Task instructions –
Print the lines from the one that contains "Emit a Python" to the one that contains "0.76, 0.68, 0.67, 0.68, 0.69, 0.68, 0.70, 0.72, 0.80, 0.78]", inclusive, exactly as they appear, and please drop any pictures.

Raw records –
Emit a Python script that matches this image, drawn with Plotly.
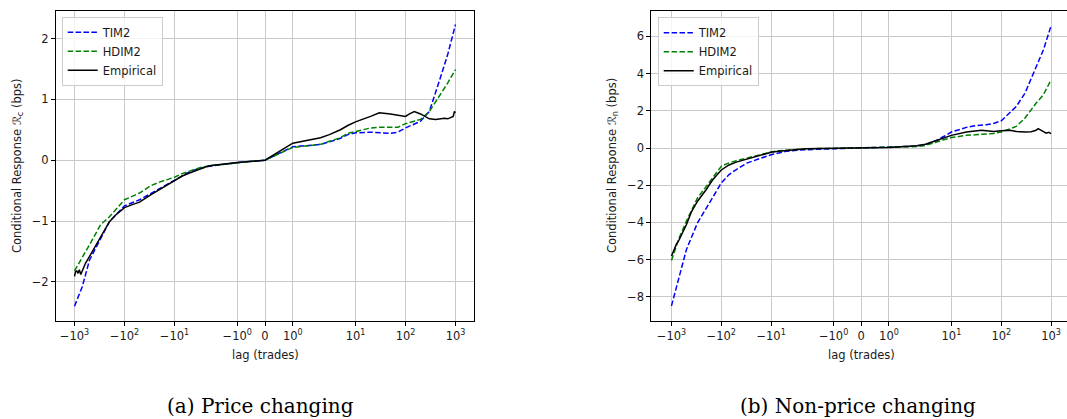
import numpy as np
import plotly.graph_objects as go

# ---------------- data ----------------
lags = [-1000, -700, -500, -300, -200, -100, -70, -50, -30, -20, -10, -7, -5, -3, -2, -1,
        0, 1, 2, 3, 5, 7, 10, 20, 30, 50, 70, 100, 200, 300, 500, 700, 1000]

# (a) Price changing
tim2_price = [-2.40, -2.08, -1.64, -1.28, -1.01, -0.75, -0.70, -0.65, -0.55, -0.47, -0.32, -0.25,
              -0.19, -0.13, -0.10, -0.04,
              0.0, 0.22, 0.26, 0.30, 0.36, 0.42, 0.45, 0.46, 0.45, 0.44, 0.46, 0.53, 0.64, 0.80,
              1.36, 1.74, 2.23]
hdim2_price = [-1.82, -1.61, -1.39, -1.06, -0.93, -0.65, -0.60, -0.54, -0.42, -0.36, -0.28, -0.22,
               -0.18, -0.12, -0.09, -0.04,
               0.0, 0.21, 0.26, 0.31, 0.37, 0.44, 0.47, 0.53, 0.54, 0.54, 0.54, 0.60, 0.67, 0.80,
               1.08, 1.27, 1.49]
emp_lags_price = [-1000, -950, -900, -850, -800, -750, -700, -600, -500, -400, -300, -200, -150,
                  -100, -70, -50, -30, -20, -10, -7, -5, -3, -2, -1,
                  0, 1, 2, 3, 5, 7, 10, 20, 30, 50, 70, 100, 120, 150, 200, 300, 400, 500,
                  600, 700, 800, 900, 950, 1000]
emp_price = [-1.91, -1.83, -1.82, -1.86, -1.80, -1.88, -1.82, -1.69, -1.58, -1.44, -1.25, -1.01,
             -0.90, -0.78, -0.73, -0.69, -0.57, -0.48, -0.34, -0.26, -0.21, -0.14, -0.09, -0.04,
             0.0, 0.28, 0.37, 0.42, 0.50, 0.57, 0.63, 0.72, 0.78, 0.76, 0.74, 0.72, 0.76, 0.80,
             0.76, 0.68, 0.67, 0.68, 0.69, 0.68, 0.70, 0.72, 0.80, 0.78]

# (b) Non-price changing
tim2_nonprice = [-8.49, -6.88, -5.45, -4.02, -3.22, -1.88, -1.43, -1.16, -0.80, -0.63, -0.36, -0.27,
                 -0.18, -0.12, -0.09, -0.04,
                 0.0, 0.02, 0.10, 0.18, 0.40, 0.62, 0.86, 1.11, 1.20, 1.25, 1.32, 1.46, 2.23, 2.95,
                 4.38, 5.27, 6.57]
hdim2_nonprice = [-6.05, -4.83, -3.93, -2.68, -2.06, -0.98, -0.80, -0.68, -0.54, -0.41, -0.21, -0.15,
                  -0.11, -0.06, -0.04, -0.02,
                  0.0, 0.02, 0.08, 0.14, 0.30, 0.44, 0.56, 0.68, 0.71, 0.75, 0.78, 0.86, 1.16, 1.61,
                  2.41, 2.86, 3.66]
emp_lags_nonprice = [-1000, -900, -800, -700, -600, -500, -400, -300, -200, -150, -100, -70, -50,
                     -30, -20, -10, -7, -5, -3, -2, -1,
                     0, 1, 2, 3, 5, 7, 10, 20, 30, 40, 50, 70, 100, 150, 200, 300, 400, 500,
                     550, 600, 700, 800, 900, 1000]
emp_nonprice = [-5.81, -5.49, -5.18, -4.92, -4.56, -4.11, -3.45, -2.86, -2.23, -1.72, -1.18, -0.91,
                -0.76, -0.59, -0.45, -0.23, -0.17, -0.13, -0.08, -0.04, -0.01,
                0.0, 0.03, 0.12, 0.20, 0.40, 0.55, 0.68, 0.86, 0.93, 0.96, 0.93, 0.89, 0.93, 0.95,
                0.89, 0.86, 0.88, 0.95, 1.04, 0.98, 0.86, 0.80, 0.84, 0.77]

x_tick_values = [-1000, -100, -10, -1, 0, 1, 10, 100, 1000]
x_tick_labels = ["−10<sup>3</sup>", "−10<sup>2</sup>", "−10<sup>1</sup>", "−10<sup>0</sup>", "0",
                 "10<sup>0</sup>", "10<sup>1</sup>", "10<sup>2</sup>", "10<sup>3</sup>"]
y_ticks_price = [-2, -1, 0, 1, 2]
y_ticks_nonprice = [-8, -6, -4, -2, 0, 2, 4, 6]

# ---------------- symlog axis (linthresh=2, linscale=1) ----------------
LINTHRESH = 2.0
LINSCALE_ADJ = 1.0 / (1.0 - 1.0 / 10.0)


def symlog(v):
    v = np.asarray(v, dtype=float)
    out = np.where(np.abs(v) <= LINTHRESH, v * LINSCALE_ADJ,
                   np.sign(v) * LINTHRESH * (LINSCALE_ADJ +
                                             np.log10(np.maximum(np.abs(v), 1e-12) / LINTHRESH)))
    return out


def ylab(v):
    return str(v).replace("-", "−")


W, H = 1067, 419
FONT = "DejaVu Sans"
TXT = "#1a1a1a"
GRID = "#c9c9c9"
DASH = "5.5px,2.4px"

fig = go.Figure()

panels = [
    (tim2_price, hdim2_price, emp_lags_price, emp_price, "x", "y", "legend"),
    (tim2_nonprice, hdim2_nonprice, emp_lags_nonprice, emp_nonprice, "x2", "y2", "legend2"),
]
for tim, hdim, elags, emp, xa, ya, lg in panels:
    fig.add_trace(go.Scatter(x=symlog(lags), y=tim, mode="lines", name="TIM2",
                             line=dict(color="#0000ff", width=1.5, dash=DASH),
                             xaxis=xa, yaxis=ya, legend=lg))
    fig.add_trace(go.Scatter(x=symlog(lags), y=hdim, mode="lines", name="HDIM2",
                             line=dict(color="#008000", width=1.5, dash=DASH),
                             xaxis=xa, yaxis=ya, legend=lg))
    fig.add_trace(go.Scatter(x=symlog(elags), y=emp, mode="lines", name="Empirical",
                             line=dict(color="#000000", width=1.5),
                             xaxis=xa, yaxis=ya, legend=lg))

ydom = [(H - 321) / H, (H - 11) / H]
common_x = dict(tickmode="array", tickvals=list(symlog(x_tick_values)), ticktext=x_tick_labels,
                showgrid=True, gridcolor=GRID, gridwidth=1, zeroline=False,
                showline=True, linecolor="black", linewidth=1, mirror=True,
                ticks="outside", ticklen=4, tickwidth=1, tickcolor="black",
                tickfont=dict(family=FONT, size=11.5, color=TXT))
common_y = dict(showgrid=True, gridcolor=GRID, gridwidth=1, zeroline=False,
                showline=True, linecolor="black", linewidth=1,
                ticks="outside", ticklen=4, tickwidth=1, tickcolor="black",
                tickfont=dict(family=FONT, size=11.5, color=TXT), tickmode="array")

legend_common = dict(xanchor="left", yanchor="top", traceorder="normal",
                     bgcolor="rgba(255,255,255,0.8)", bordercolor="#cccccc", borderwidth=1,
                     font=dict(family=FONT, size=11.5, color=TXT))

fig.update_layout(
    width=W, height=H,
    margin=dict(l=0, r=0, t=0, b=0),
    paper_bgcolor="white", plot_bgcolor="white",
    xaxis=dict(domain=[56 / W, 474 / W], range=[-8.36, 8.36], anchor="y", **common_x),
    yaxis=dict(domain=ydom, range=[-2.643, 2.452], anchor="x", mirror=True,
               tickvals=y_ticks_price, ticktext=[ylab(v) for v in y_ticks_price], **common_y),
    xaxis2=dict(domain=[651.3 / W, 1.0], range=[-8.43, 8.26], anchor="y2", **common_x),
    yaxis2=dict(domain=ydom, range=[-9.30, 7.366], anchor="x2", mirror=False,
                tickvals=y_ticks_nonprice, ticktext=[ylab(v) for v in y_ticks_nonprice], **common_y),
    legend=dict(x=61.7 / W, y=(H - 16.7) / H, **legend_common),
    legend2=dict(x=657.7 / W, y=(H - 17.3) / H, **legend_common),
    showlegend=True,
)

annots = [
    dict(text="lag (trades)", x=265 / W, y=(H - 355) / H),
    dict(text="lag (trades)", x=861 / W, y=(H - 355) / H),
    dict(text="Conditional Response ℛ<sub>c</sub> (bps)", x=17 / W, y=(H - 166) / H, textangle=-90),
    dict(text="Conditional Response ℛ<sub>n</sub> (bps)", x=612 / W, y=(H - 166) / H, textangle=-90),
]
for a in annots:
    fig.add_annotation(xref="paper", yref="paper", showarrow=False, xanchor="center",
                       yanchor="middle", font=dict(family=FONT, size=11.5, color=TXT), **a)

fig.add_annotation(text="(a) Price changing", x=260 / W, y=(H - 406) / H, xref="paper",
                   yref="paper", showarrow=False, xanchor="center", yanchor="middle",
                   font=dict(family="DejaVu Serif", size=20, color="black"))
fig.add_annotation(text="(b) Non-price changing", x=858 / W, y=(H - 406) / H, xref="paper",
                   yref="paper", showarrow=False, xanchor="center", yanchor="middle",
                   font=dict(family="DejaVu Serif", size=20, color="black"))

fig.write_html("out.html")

==

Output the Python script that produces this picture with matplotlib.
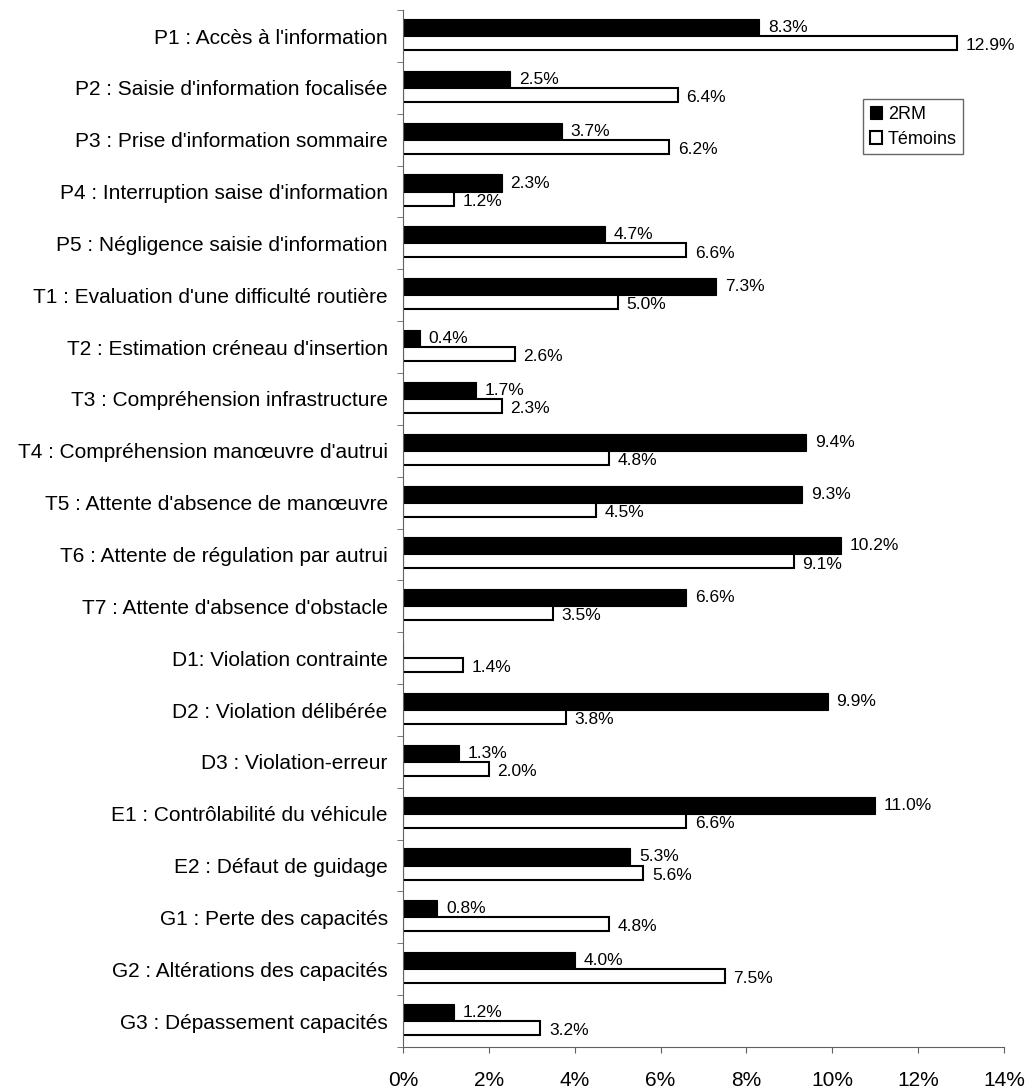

Written answer –
Emit a Python script that matches this image, drawn with Plotly.
import numpy as np
import plotly.graph_objects as go

# ---------------- data ----------------
lags = [-1000, -700, -500, -300, -200, -100, -70, -50, -30, -20, -10, -7, -5, -3, -2, -1,
        0, 1, 2, 3, 5, 7, 10, 20, 30, 50, 70, 100, 200, 300, 500, 700, 1000]

# (a) Price changing
tim2_price = [-2.40, -2.08, -1.64, -1.28, -1.01, -0.75, -0.70, -0.65, -0.55, -0.47, -0.32, -0.25,
              -0.19, -0.13, -0.10, -0.04,
              0.0, 0.22, 0.26, 0.30, 0.36, 0.42, 0.45, 0.46, 0.45, 0.44, 0.46, 0.53, 0.64, 0.80,
              1.36, 1.74, 2.23]
hdim2_price = [-1.82, -1.61, -1.39, -1.06, -0.93, -0.65, -0.60, -0.54, -0.42, -0.36, -0.28, -0.22,
               -0.18, -0.12, -0.09, -0.04,
               0.0, 0.21, 0.26, 0.31, 0.37, 0.44, 0.47, 0.53, 0.54, 0.54, 0.54, 0.60, 0.67, 0.80,
               1.08, 1.27, 1.49]
emp_lags_price = [-1000, -950, -900, -850, -800, -750, -700, -600, -500, -400, -300, -200, -150,
                  -100, -70, -50, -30, -20, -10, -7, -5, -3, -2, -1,
                  0, 1, 2, 3, 5, 7, 10, 20, 30, 50, 70, 100, 120, 150, 200, 300, 400, 500,
                  600, 700, 800, 900, 950, 1000]
emp_price = [-1.91, -1.83, -1.82, -1.86, -1.80, -1.88, -1.82, -1.69, -1.58, -1.44, -1.25, -1.01,
             -0.90, -0.78, -0.73, -0.69, -0.57, -0.48, -0.34, -0.26, -0.21, -0.14, -0.09, -0.04,
             0.0, 0.28, 0.37, 0.42, 0.50, 0.57, 0.63, 0.72, 0.78, 0.76, 0.74, 0.72, 0.76, 0.80,
             0.76, 0.68, 0.67, 0.68, 0.69, 0.68, 0.70, 0.72, 0.80, 0.78]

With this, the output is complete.